Tim and his Facebook world are one of the reasons I will remain a staunch defender of social media, in spite of its downfalls. The connections that I have built that I otherwise never would have are some of the most powerful in my life. I knew Tim from my work on the ambulance, but I grew to know who he really was in his last few months on Facebook. Tim encouraged me to keep sharing my pictures and posts, saying he was living vicariously through me, while perfectly healthy, active people were mocking my posts, Tim was getting a kick out of all of my imperfect adventures. Cousins that I now count as friends never shared a meaningful conversation with me until we stumbled across each other and our mutual struggles through Facebook messenger. Friends I have made on social media from around the world have opened up professional and personal opportunities for me ... Say what you will about it, but there is community in the cyber world. It's no substitute for the real deal, maybe, but in our jet-setting age, how precious to have a community you carry with you as you globetrot. 

We don't live in rural pastoral villages with generations of the same families intermarrying like it used to be - well, most of us don't (ahem, Stevens County...). We live in constantly shifting and changing family structures and geographic locations and professional scenes, it's the nature of our world now, and it calls for a new kind of connection. 
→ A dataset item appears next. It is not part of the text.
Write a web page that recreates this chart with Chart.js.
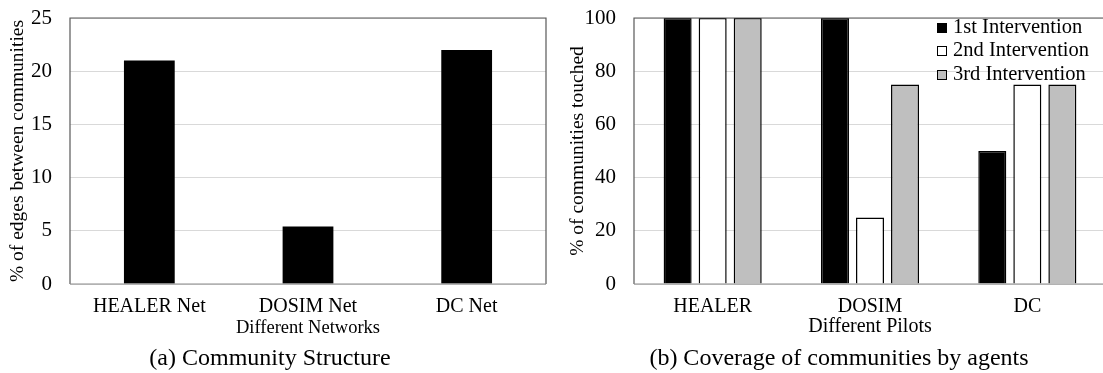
<!DOCTYPE html>
<html>
<head>
<meta charset="utf-8">
<script src="https://cdn.jsdelivr.net/npm/chart.js@4/dist/chart.umd.min.js"></script>
<style>
  body { margin: 0; background: #fff; overflow: hidden; width: 1103px; height: 373px; position: relative; font-family: "Liberation Serif", "Times New Roman", serif; }
  .box { position: absolute; top: 0; height: 373px; }
  .caption { position: absolute; top: 344px; font-size: 24px; color: #000; white-space: nowrap; transform: translateX(-50%); }
  #legend { position: absolute; left: 937px; top: 15px; font-size: 20.5px; color: #000; }
  #legend div { height: 23.3px; line-height: 23px; white-space: nowrap; }
  #legend span { display: inline-block; width: 10px; height: 10px; margin-right: 6px; box-sizing: border-box; border: 1px solid #000; vertical-align: 0px; }
</style>
</head>
<body>
<div class="box" style="left:0;width:550px"><canvas id="netChart"></canvas></div>
<div class="box" style="left:550px;width:560px"><canvas id="pilotChart"></canvas></div>
<div class="caption" style="left:270px">(a) Community Structure</div>
<div class="caption" style="left:839px">(b) Coverage of communities by agents</div>
<div id="legend"></div>
<script>
const networks = ["HEALER Net", "DOSIM Net", "DC Net"];
const edgePercent = [21, 5.4, 22];

const pilots = ["HEALER", "DOSIM", "DC"];
const interventions = ["1st Intervention", "2nd Intervention", "3rd Intervention"];
const firstIntervention = [100, 100, 50];
const secondIntervention = [100, 25, 75];
const thirdIntervention = [100, 75, 75];

const serif = "'Liberation Serif', 'Times New Roman', serif";
const fills = ["#000000", "#ffffff", "#bfbfbf"];

// frame around the plot area (dark left/top/right, lighter bottom axis)
const framePlugin = {
    id: "frame",
    afterDatasetsDraw(chart) {
        const { ctx, chartArea: a } = chart;
        ctx.save();
        ctx.lineWidth = 1.2;
        ctx.strokeStyle = "#595959";
        ctx.beginPath();
        ctx.moveTo(a.left, a.bottom);
        ctx.lineTo(a.left, a.top);
        ctx.lineTo(a.right, a.top);
        ctx.lineTo(a.right, a.bottom);
        ctx.stroke();
        ctx.strokeStyle = "#8c8c8c";
        ctx.beginPath();
        ctx.moveTo(a.left, a.bottom);
        ctx.lineTo(a.right, a.bottom);
        ctx.stroke();
        ctx.restore();
    }
};

function baseOptions(yMax, yStep, yTitle, xTitle, xTitleSize, yWidth, yTitlePad) {
    return {
        responsive: true,
        maintainAspectRatio: false,
        animation: false,
        layout: { padding: { top: 18, right: 4, bottom: 34, left: 0 } },
        plugins: { legend: { display: false }, tooltip: { enabled: false } },
        scales: {
            x: {
                grid: { display: false, drawTicks: false },
                border: { display: false },
                ticks: { color: "#000", padding: 11, font: { family: serif, size: 20 } },
                title: { display: true, text: xTitle, color: "#000", padding: 0, font: { family: serif, size: xTitleSize } },
                afterFit: s => { s.height = 55; }
            },
            y: {
                min: 0,
                max: yMax,
                grid: { color: "#d9d9d9", drawTicks: true, tickLength: 18, tickColor: "rgba(0,0,0,0)" },
                border: { display: false },
                ticks: { stepSize: yStep, color: "#000", padding: 0, font: { family: serif, size: 21 } },
                title: { display: true, text: yTitle, color: "#000", padding: { top: yTitlePad, bottom: 0 }, font: { family: serif, size: 19.5 } },
                afterFit: s => { s.width = yWidth; }
            }
        }
    };
}

new Chart(document.getElementById("netChart"), {
    type: "bar",
    data: {
        labels: networks,
        datasets: [{
            data: edgePercent,
            backgroundColor: "#000",
            borderWidth: 0,
            barPercentage: 1,
            categoryPercentage: 0.32
        }]
    },
    options: baseOptions(25, 5, "% of edges between communities", "Different Networks", 18.5, 70, 6),
    plugins: [framePlugin]
});

const pilotSeries = [firstIntervention, secondIntervention, thirdIntervention];

new Chart(document.getElementById("pilotChart"), {
    type: "bar",
    data: {
        labels: pilots,
        datasets: pilotSeries.map((vals, i) => ({
            label: interventions[i],
            data: vals,
            backgroundColor: fills[i],
            borderColor: "#000",
            borderWidth: 1.5,
            barPercentage: 0.8,
            categoryPercentage: 0.668
        }))
    },
    options: baseOptions(100, 20, "% of communities touched", "Different Pilots", 20, 84, 16),
    plugins: [framePlugin]
});

const legend = document.getElementById("legend");
interventions.forEach((name, i) => {
    const row = document.createElement("div");
    const sw = document.createElement("span");
    sw.style.background = fills[i];
    row.appendChild(sw);
    row.appendChild(document.createTextNode(name));
    legend.appendChild(row);
});
</script>
</body>
</html>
I am grateful for social media, and I am grateful for the opportunity to develop my own niche of influencing and enjoy the value, however flawed that I might bring to one person in my vulnerability. I am grateful for Tim and the role model he was, and I intend to mirror his gratitude and positivity in my own online world. There's no need for anything else, really. People complain about how fake or flawed social media is, but it's only as fake as we let it be. Tim made Facebook a real and beautiful neighborhood to live in. I want to be like Tim. 


Things About Wenatchee




Once upon a time a girl who really couldn't afford it but had all this faith in The Good Things To Come, traveled to a far away land for a class about things she thought she might be good at. So much speculation in that sentence. Story of my life. It's really all about speculation. Wondering if THIS STEP is the Best Good Decision she has ever made or the Worst Mistake of Her Life. Ever unpredictable, the coin lands as it will, with the dashing prince that turns out to be a dud and the lost cause that becomes a best friend. But as the snowboard full of beer sits before me, and with the full knowledge that I will be able to pay at least for this One Last Supper, all is well.

This week I am in Wenatchee. I am learning how to be a Public Information Officer for all-hazard incidents for the federal government, which is to say they are teaching me how to avoid saying anything of traceable importance or litigatable fact to the surging media that appears on any major fire, flood, earthquake, terrorist attack or Black Friday sale. So far the only definite thing that I have learned is that when I am shot on video for an interview, I look exactly like my dad in a really bad wig (no offense dad, but it's a good thing you aren't a woman) #notphotogenic. It's a good thing I am really good at Twitter, and Facebook, and Writing All The Things.



Being in the town of Wenatchee, which is not only geographically, but culturally dead center between Bend, Oregon and Kettle Falls, Washington, I am forced to do what any self respecting single-woman/beer-loving/unpaid-employee would: seek out the breweries and conduct an experiment in awkward drink-alone situations and creative bar-tab justification. It's working, y'all. I am winning. Not only have I succesfully ruled out the chance that I will EVER appear before a video camera again, I have determined that for the dedicated beer drinker, the only true micro-brewery in Wenatchee is Badger Mountain Brewing. While Badger Mountain doesn't offer a full menu, in the Happy-Hour I spent there with 6 of their noteably good beers, the brewer/cook came out and chatted with me, because he's cool. Well worth the visit. Don't even waste your time at Columbia Valley Brewing since apparently their brewing apparatus broke down months ago and they forgot to tell anybody. Their food also leaves something to be desired, namely flavor, and the place smelled like Pine Sol, which is totally cool if you're in a nursing home. Saddle Rock Brewing, on the other hand, while making the most mouth watering calzone I have ever experienced (it is a full-on experience), offers only one SRB beer on tap, calling into question their viability as a "brewery". Let's go with "Awesome taphouse with a brewing hobby" instead. That's better. To be fair, the one beer is decidely good, even for an IPA, which most of you know is not my favorite. But the WVC (Wenatchee Valley College) 4.0 IPA is an easy, not-too-hoppy drinker, so most IPA die-hards will be dismayed. Upon further "research" involving a 12 beer sample flight and a burly, tattooed, red-headed waiter, it appears that SRB releases one brew a month in addition to their 11 guest beers. Turns out their 45 gallon brewing system is truly a platform for brewing experimentation. Potential for better days (and brews) ahead. I don't hate it, especially when the guest taps are from Ninkasi, Deschutes (including Not The Stoic?!?!?) and 21st Amendment, a brewery I had been itching to try.


So even if I don't make a very good camera-ready PIO, I know that I can Tweet the rest of them to shame, and if all else fails: BEER.